The former Governor of the Bank of England, Sir Mervyn King, specifically warned that while this was happening wages would have to be held down. The two authors sum up his thinking thus:
“The message is clear: we may not be able to control world commodity and energy prices, but we certainly can take measures to discipline a domestic wage-push. While QE ensures asset price inflation, continued attacks on trade union rights and the promotion of labour market flexibilisation provide the broader political context within which wage inflation is held in check.”
Between 2010 and 2013 real wages fell by 8.5 percent in the UK, the fourth largest decline in the 27 European Union countries. This is something Britain has not seen since the 1920s following the defeat of the General Strike. It was something Margaret Thatcher never achieved. It represents a major blow to working people.
Despite the much heralded “recovery” there is no sign that we will claw that back any time soon, not before 2020 our authors argue.
This “recovery” has been based on vigorous state intervention which has further accelerated the shift of wealth overall away from labour and into the hands of capital. Its been achieved Green and Lavery argue by, “i) an ongoing stagnation of real wages, (ii) an increasing concentration of jobs in ‘low pay’ industries, (iii) an aggressive use of ‘wage freeze’ and wage-cutting strategies by firms, and (iv) a rise in ‘precarious’ employment and ‘atypical’ working practices.”
Investment has stagnated, helping ensure Britain retains low productivity rates. Prior to the 2008 crash one study showed UK financial capital had invested just £50 billion in manufacturing but £100 billion in property.

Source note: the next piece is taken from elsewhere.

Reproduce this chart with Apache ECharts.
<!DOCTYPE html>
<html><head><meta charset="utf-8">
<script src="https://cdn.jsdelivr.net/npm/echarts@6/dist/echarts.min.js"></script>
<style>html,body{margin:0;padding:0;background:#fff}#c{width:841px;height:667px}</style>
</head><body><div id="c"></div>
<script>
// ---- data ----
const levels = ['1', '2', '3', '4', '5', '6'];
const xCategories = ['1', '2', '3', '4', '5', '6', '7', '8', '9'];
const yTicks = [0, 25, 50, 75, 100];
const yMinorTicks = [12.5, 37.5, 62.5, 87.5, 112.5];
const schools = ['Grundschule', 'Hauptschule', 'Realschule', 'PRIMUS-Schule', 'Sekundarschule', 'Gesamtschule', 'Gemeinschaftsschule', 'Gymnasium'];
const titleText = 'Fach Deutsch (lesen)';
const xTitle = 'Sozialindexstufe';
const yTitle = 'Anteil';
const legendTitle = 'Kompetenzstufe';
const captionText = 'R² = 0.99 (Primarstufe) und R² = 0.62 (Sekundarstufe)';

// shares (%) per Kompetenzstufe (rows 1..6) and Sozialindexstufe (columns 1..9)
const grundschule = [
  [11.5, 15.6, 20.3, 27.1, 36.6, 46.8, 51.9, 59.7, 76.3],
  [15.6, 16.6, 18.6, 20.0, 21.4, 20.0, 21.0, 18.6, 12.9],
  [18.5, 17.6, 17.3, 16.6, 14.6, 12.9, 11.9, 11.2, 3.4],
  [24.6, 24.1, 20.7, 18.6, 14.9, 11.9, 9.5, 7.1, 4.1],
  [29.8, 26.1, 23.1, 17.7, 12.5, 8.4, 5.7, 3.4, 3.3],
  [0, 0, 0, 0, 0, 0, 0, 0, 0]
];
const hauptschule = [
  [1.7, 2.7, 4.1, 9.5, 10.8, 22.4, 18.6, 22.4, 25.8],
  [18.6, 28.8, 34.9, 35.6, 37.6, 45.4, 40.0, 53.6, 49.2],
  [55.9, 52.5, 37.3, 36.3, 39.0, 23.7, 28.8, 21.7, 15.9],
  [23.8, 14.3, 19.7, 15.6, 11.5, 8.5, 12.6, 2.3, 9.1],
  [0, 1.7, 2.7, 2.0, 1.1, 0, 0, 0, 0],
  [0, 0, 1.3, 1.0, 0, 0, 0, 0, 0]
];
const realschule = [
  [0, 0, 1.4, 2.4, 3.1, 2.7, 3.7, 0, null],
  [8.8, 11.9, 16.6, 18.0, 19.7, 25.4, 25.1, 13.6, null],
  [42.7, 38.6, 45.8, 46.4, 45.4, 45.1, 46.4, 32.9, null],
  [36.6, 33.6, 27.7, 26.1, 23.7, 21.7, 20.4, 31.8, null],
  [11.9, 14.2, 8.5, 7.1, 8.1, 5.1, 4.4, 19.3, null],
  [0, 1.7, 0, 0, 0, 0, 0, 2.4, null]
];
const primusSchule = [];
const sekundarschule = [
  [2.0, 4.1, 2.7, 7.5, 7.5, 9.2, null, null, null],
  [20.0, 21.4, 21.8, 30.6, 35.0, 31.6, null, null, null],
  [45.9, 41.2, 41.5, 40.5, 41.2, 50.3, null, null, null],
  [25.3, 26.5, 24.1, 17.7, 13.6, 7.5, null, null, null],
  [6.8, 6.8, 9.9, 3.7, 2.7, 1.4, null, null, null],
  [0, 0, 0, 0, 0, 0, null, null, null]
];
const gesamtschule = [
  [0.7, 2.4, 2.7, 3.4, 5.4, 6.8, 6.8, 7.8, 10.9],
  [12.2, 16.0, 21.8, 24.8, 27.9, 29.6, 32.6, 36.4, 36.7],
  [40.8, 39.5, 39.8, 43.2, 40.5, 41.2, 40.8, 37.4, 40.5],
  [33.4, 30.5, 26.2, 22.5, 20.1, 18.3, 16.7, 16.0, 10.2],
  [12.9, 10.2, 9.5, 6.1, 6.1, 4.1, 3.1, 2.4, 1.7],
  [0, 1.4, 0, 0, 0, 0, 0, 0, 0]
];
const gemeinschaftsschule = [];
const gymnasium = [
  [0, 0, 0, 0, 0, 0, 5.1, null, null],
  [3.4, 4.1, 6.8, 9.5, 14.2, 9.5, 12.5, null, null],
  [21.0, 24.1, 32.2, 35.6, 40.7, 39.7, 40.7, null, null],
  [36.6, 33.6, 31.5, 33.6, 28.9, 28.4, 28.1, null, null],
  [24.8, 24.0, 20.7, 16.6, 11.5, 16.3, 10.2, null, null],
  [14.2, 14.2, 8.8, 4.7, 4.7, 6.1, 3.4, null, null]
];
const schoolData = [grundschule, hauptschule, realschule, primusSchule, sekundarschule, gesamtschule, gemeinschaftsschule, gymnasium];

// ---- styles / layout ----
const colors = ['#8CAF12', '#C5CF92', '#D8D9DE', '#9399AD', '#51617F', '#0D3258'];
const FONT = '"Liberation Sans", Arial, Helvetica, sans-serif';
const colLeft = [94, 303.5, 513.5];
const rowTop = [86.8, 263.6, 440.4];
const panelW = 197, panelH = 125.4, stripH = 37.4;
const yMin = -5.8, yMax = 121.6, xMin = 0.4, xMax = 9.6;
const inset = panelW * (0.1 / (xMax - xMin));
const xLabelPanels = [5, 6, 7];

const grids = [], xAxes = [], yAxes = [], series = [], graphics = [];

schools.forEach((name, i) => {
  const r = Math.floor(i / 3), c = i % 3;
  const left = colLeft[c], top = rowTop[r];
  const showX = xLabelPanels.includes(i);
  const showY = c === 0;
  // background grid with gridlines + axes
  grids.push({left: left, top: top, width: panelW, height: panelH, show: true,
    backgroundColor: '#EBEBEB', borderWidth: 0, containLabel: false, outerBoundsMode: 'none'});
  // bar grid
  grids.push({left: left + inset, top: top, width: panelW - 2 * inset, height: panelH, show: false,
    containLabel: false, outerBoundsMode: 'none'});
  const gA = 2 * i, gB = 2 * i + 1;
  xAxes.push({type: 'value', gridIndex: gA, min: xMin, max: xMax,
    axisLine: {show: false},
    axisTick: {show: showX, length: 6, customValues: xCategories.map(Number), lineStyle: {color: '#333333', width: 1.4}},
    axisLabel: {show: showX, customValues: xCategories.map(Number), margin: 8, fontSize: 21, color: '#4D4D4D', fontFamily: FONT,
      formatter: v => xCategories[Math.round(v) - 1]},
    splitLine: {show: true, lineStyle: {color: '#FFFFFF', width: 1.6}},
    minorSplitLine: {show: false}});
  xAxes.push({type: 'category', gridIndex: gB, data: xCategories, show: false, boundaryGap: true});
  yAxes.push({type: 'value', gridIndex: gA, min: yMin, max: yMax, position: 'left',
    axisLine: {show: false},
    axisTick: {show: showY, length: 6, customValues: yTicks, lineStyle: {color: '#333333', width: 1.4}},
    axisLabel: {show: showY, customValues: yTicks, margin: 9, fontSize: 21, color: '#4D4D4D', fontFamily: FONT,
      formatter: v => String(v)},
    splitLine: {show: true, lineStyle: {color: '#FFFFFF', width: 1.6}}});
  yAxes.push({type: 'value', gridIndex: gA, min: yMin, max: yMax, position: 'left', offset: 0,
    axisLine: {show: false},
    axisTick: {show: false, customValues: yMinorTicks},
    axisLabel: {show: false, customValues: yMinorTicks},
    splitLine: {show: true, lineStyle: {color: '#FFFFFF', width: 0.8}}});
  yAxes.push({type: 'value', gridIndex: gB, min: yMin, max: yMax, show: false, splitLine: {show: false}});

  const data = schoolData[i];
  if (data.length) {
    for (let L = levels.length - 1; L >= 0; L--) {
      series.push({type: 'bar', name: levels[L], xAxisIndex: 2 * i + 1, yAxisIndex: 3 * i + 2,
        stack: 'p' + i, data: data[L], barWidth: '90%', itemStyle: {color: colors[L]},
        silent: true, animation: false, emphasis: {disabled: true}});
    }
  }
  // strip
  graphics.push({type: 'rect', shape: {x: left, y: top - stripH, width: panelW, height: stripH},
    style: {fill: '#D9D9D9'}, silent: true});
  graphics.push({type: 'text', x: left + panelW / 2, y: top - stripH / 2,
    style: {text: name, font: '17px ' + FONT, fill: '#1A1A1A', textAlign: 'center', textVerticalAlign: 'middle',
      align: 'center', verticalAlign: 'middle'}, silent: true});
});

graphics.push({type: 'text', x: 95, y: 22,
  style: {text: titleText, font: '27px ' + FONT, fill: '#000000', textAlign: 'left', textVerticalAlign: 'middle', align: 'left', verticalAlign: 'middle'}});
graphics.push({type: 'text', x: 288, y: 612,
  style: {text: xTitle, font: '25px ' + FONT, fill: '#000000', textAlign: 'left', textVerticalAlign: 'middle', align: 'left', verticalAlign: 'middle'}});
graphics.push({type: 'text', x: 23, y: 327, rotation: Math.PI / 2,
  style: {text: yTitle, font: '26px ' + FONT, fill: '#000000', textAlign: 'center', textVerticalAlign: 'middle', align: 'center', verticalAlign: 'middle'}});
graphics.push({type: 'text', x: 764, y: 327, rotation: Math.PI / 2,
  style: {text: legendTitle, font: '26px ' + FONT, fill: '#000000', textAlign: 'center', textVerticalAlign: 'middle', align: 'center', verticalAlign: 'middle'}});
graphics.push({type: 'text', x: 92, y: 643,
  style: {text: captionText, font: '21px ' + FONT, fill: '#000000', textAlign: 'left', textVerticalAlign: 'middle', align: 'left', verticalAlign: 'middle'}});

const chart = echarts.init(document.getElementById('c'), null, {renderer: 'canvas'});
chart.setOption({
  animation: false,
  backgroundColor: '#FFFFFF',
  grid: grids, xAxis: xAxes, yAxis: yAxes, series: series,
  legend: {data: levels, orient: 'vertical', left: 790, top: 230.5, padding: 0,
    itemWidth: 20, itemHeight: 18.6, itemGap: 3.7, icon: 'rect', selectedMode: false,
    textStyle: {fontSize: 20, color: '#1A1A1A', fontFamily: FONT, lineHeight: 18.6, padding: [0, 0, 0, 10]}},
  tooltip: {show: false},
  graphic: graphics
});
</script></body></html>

77 percent of jobs created are in low productivity, low wage sectors such as retail, the care sector and food and beverages. In the catering industry 300,000 zero hour contracts had been issued by 2013:
“Precarious, temporary work has proliferated; trade union rights have been further eroded; and the relative weakness of organised labour has allowed firms – often sitting on huge financial surpluses – to pass the burden of economic adjustment onto their workers.”

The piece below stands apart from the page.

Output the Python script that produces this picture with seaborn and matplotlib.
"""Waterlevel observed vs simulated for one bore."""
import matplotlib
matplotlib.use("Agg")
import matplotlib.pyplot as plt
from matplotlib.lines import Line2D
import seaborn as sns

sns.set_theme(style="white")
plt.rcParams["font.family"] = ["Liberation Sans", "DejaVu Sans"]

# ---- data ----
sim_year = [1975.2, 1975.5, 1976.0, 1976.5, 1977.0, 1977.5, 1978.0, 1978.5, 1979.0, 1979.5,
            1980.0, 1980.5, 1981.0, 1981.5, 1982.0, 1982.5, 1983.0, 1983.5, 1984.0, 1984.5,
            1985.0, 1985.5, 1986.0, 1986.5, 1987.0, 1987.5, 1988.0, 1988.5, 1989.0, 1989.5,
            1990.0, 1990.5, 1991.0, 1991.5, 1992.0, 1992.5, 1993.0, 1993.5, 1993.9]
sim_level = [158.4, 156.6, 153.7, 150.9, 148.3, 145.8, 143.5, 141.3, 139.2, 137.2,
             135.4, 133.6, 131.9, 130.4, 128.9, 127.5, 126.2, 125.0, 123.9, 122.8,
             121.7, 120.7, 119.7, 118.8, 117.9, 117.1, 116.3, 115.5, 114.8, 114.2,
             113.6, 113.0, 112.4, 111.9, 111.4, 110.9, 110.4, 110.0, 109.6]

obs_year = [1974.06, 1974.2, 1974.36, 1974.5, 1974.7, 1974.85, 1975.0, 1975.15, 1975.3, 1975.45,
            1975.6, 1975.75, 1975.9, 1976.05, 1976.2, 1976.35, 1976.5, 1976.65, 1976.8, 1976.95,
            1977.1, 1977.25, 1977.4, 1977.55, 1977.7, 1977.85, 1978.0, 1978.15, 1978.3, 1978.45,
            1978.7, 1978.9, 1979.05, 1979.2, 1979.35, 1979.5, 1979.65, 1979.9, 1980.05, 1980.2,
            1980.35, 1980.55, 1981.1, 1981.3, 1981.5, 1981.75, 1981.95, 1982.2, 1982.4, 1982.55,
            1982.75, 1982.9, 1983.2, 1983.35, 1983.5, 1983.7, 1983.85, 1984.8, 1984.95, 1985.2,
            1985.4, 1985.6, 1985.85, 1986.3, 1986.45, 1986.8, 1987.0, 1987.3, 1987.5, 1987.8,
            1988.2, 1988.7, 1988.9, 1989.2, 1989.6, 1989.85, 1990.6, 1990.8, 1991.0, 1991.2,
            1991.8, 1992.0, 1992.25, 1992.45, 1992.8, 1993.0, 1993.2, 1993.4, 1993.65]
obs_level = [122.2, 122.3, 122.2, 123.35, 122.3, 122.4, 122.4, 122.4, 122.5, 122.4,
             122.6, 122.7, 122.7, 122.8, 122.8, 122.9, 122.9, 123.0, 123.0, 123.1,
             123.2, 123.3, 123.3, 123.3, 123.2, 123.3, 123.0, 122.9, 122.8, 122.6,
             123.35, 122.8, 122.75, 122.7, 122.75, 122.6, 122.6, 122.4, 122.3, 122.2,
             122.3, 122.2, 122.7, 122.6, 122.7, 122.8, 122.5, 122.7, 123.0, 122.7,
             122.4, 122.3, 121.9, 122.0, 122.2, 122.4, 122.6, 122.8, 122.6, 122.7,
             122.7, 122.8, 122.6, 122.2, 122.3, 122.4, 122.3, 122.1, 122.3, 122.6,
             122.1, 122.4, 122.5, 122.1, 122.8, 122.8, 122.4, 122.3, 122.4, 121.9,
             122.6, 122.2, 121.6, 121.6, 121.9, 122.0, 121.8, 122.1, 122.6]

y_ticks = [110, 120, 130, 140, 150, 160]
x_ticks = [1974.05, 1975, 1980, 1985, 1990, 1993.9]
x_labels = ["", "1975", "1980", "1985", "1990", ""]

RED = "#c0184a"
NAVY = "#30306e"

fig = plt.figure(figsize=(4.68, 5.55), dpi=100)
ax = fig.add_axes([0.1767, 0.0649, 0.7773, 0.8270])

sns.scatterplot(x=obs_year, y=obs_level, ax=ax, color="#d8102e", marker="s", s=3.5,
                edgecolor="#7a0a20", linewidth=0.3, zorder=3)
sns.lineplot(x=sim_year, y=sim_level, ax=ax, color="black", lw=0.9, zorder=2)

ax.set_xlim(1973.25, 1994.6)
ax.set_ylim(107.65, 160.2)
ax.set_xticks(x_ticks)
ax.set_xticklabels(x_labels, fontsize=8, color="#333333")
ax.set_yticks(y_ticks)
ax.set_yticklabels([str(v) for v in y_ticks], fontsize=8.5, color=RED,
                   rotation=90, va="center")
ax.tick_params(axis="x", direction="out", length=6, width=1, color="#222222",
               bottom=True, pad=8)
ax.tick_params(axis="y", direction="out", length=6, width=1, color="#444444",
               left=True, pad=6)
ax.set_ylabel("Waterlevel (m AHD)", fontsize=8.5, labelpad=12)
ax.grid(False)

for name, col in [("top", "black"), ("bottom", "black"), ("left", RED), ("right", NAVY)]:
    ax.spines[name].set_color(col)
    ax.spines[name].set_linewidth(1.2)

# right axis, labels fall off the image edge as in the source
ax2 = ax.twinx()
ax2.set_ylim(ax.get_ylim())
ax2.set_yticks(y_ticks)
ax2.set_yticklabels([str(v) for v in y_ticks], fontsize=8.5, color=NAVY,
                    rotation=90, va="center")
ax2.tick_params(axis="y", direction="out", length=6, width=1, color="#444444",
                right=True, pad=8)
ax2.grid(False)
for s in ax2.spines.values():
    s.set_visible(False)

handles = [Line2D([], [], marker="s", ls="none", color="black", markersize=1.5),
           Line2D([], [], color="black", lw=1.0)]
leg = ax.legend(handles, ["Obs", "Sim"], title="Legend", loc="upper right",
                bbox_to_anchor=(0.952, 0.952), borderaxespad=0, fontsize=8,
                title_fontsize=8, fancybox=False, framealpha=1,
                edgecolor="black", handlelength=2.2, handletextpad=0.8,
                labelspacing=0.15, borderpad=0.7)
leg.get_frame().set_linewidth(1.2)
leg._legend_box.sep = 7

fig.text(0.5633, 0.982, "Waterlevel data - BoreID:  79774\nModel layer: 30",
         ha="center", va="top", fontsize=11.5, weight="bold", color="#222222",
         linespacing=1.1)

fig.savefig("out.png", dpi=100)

And here’s where we come back to our friend James Frayne and his false warning that Scots will choose a cut in living standards if they vote Yes. They have suffered exactly that under Gordon Brown and David Cameron. Green and Lavery point to something else too:
“In Britain’s post-crisis political economy, it appears that a very similar growth dynamic is being re-engineered through the Coalition government’s economic strategy. Policies such as ‘Help-to-Buy’ have helped to stoke housing market growth, at the risk of blowing up another housing bubble; levels of household debt are rising again, currently at above 150 per cent of income; and the financial service sector retains its role as the dominant node in the British economy. The recovery has essentially placed Britain back on the same pathological trajectory as it was prior to the crash of 2007-8.”
In other words the UK economy is not experiencing a rebirth which will end the century plus of decline. It is itself highly precarious and vulnerable and if there is another crash we know who will pick up the tab again: us!
Having to spend an hour and a half on a bus was slightly annoying but the Tube workers are striking to save jobs and protect the public service they provide and deserve support. The problem is that they are exceptional in having the confidence and ability to take industrial action. If we are to reverse that picture we need to take into account some of the changes which have happened in recent years, as highlighted by Green and Lavery, and not ignore them.
On 18 September people in Scotland have a chance to quit the casino economy of the UK – grab it!